Israel weckt Zweifel an bevorstehender Bodenoffensive in Gaza
STORY: Das israelische Militär will eigenen Angaben zufolge im Gazastreifen nicht unbedingt zu einer Bodenoffensive übergehen. Man bereite sich auf die nächsten Kriegsphasen vor, sagte ein Militärsprecher am Dienstag in Jerusalem. Man habe bisher nicht mitgeteilt, worum es sich handele. Alle würden zwar von einer Bodenoffensive sprechen, es könne aber auch etwas anderes sein. Die humanitäre Lage in Gaza ist angespannt, auch weil Israel das Gebiet kontinuierlich unter Beschuss nimmt. Befürchtet wird, dass eine Bodenoffensive die Lage erheblich verschlimmern würde. Israel hat den Gazastreifen abgeriegelt und die Bevölkerung im Norden aufgefordert, das Gebiet zu verlassen. Dies wurde vor allem in der arabischen Welt scharf kritisiert. Nach Bundeskanzler Scholz am Dienstag wird am Mittwoch auch US-Präsident Joe Biden in Israel erwartet. Israels Ministerpräsident Benjamin Netanjahu habe zugesichert, er werde einen Plan entwickeln, um humanitäre Hilfe für die Menschen in Gaza zu organisieren, sagte US-Aussenminister Antony Blinken. Möglich wäre dies am Grenzübergang Rafah zwischen dem Gazastreifen und Ägypten, der allerdings nach wie vor geschlossen ist. Auf ägyptischer Seite stehen mittlerweile tonnenweise Hilfsgüter bereit, die Israel aber nicht in den Gazastreifen liefern lässt, weil davon auch die Hamas profitieren könnte. Andererseits haben sich auf Gaza-Seite zahlreiche Doppelstaatler versammelt, um das Gebiet Richtung Ägypten verlassen zu können. Die Regierung in Kairo fürchtet, dass damit auch zahlreiche Palästinenser nach Ägypten flüchten könnten und lässt Einreisen derzeit nicht zu. Irans geistliches und staatliches Oberhaupt Ajatollah Ali Chamenei warf Israel vor, im Gazastreifen einen «Völkermord» zu begehen, der «sofort» beendet werden müsse. Man müsse reagieren auf das, was in Gaza geschehe, sagte Chamenei im staatlichen Fernsehen. Iran gilt als Erzfeind Israels und unterstützt die Hamas. Bei den israelischen Luftangriffen auf Gaza sind seit dem 07. Oktober bislang mehr als 2800 Palästinenser getötet worden, ein Viertel davon Kinder. Etwa die Hälfte der 2,3 Millionen Bewohner des Gazastreifens haben ihr Zuhause verlassen.
18.10.2023
Israels Regierung hat nach dem Terrorangriff der Hamas angekündigt, die radikallislamische Gruppierung mit allen Mitteln zu vernichten. Doch die viel gefürchtete Bodenoffensive bleibt vorerst aus. Die Gründe.

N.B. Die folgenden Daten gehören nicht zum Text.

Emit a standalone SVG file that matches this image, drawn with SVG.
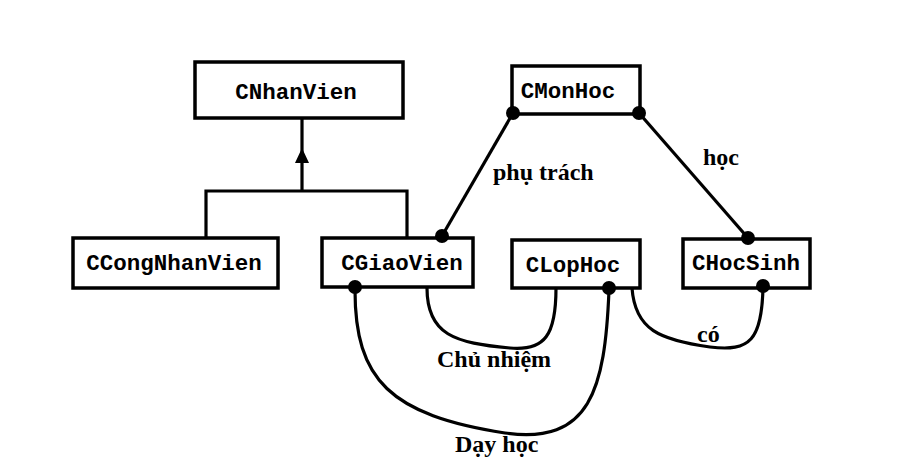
<svg xmlns="http://www.w3.org/2000/svg" width="922" height="469" viewBox="0 0 922 469">
<style>
.box{fill:#fff;stroke:#000;stroke-width:3.5}
.nt{font-family:"Liberation Mono","DejaVu Sans Mono",monospace;font-weight:bold;font-size:22.5px;fill:#000}
.ln{fill:none;stroke:#000;stroke-width:3.2}
.dot{fill:#000}
.lb{font-family:"Liberation Serif","Times New Roman",serif;font-weight:bold;font-size:24px;fill:#000}
</style>
<rect width="922" height="469" fill="#fff"/>
<g id="connectors">
<polyline class="ln" points="302,118 302,191"/>
<polygon points="302,148 295,163 309,163" fill="#000"/>
<polyline class="ln" points="206,238 206,191 407,191 407,238"/>
<line class="ln" x1="442" y1="236" x2="513" y2="113"/>
<line class="ln" x1="639" y1="113" x2="748" y2="238"/>
<path class="ln" d="M427,288 C427,335 455,343 510,348 C545,351 556,335 556,288"/>
<path class="ln" d="M355,290 C355,380 390,415 505,433 C590,445 605,390 609,290"/>
<path class="ln" d="M632,288 C635,330 660,340 710,347 C750,352 762,340 763,287"/>
<text class="lb" x="493" y="180">phụ trách</text>
<text class="lb" x="703" y="165">học</text>
<text class="lb" x="437" y="367">Chủ nhiệm</text>
<text class="lb" x="455" y="452">Dạy học</text>
<text class="lb" x="697" y="342">có</text>
</g>
<g id="CNhanVien">
<rect class="box" x="195" y="62" width="208" height="56"/>
<text class="nt" x="296" y="99" text-anchor="middle">CNhanVien</text>
</g>
<g id="CCongNhanVien">
<rect class="box" x="73" y="238" width="205" height="50"/>
<text class="nt" x="174" y="270" text-anchor="middle">CCongNhanVien</text>
</g>
<g id="CGiaoVien">
<rect class="box" x="322" y="238" width="151" height="49"/>
<text class="nt" x="402" y="270" text-anchor="middle">CGiaoVien</text>
<circle class="dot" cx="442" cy="236" r="7"/>
<circle class="dot" cx="355" cy="287" r="7"/>
</g>
<g id="CMonHoc">
<rect class="box" x="512" y="66" width="128" height="48"/>
<text class="nt" x="568" y="98" text-anchor="middle">CMonHoc</text>
<circle class="dot" cx="513" cy="113" r="7"/>
<circle class="dot" cx="639" cy="113" r="7"/>
</g>
<g id="CLopHoc">
<rect class="box" x="512" y="240" width="128" height="48"/>
<text class="nt" x="573" y="272" text-anchor="middle">CLopHoc</text>
<circle class="dot" cx="609" cy="288" r="7"/>
</g>
<g id="CHocSinh">
<rect class="box" x="683" y="239" width="127" height="49"/>
<text class="nt" x="746" y="270" text-anchor="middle">CHocSinh</text>
<circle class="dot" cx="748" cy="238" r="7"/>
<circle class="dot" cx="763" cy="286" r="7"/>
</g>
</svg>
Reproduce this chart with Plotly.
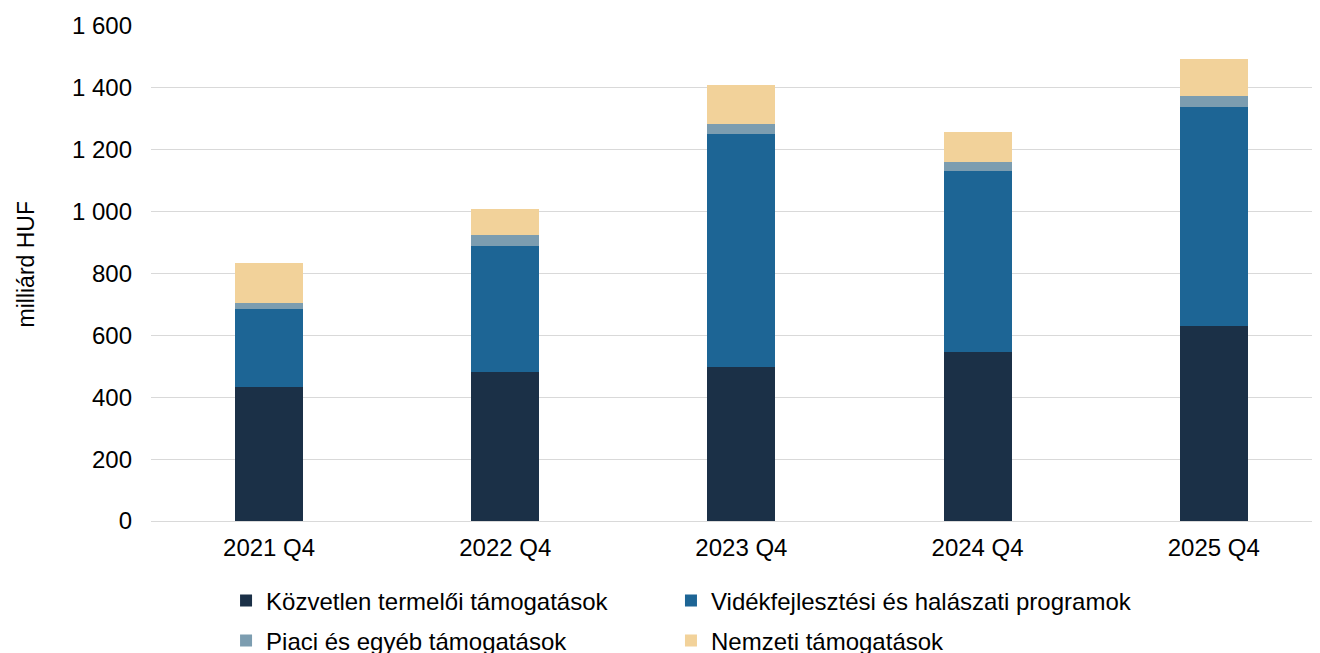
import plotly.graph_objects as go

categories = ["2021 Q4", "2022 Q4", "2023 Q4", "2024 Q4", "2025 Q4"]
kozvetlen = [432, 483, 497, 545, 630]
videk = [252, 406, 754, 587, 708]
piaci = [22, 35, 31, 28, 35]
nemzeti = [129, 84, 127, 98, 119]

series = [
    ("Közvetlen termelői támogatások", kozvetlen, "#1b3047", "legend"),
    ("Vidékfejlesztési és halászati programok", videk, "#1d6595", "legend2"),
    ("Piaci és egyéb támogatások", piaci, "#7c9db0", "legend3"),
    ("Nemzeti támogatások", nemzeti, "#f2d29a", "legend4"),
]

fig = go.Figure()
for name, vals, col, leg in series:
    fig.add_trace(go.Bar(x=list(range(len(categories))), y=vals, name=name, legend=leg,
                         marker=dict(color=col, line=dict(width=0))))

font = "Liberation Sans, Arial, sans-serif"
lc = dict(orientation="h", xanchor="left", yanchor="middle",
          font=dict(size=24, family=font), bgcolor="rgba(0,0,0,0)")
col1, col2 = 0.0642, 0.4448
row1, row2 = -0.1616, -0.2424
fig.update_layout(
    barmode="stack",
    bargap=0.712,
    width=1312, height=645,
    margin=dict(l=143, r=0, t=18, b=132, autoexpand=False),
    paper_bgcolor="white", plot_bgcolor="white",
    separators=", ",
    font=dict(family=font, size=24, color="#000000"),
    showlegend=True,
    legend=dict(x=col1, y=row1, **lc),
    legend2=dict(x=col2, y=row1, **lc),
    legend3=dict(x=col1, y=row2, **lc),
    legend4=dict(x=col2, y=row2, **lc),
    xaxis=dict(tickmode="array", tickvals=list(range(len(categories))), ticktext=categories,
               range=[-0.5, 4.45], showgrid=False, showline=False, zeroline=False,
               ticks="", tickfont=dict(size=24), ticklabelstandoff=10),
    yaxis=dict(range=[0, 1600], dtick=200, tickformat=",d", showgrid=True,
               gridcolor="#d9d9d9", gridwidth=1, zeroline=True, zerolinecolor="#d9d9d9",
               zerolinewidth=1, showline=False, ticks="", ticklabelstandoff=18,
               tickfont=dict(size=24)),
    annotations=[dict(text="milliárd HUF", textangle=-90, xref="paper", yref="paper",
                      x=0, y=0.5, xanchor="center", yanchor="middle",
                      xshift=-126, yshift=9, showarrow=False,
                      font=dict(size=23, family=font, color="#000000"))],
)

fig.write_html("out.html")
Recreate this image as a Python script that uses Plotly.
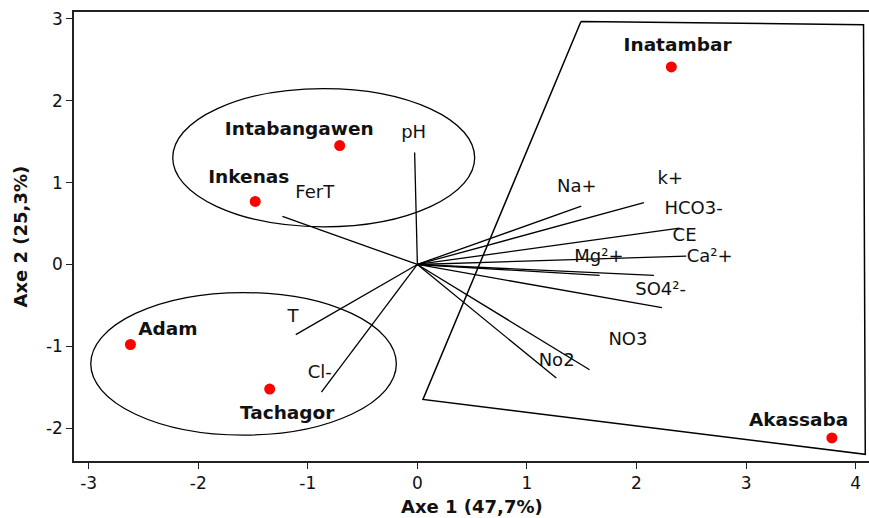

Keine Zeit? blue News fasst für dich zusammen
- Nach der Attacke der Hamas auf Israel vom 7. Oktober hat die israelische Regierung angekündigt, die Terrormilliz mit allen Mitteln zu vernichten.
- Das heisst, das israelische Militär wird aus der Luft, über das Meer und zu Land zurückschlagen.
- Doch der vielgefürchtete Einmarsch der Bodentruppen in den Gazastreifen bleibt vorerst aus.
- Laut einem Militärexperten gibt es mehrere Gründe für Israels Zögern.
- Erstens: Israel hat noch Gründe, zu verhandeln. Zweitens: Die internationale Politik macht Druck auf Israel – allen voran deren Verbündeter, die USA. Drittens: Die Hamas hat einen «Heimvorteil» im Gazastreifen. Viertens: Die latente Gefahr an der Grenze zu Libanon.
Eine umfassende Offensive aus der Luft, über das Meer und zu Land sei die einzige Möglichkeit, um diese Schlacht zu gewinnen, verkündete Tzachi Hanegbi, Chef für nationale Sicherheit jüngst. Israel werde die militärischen und administrativen Fähigkeiten der Hamas zerstören und sicherstellen, dass sie nicht wieder aufgerichtet werden können.
Mit diesen deutlichen Worten macht Hanegbi klar: Für Israel gibt es keine andere Option als die Vernichtung der Hamas. Dass dies über einen baldigen Einmarsch von Bodentruppen passieren soll, daran liess die israelische Regierung unter Benjamin Netanjahu bereits kurz nach dem Terrorangriff der Hamas von vor gut zwei Wochen keine Zweifel.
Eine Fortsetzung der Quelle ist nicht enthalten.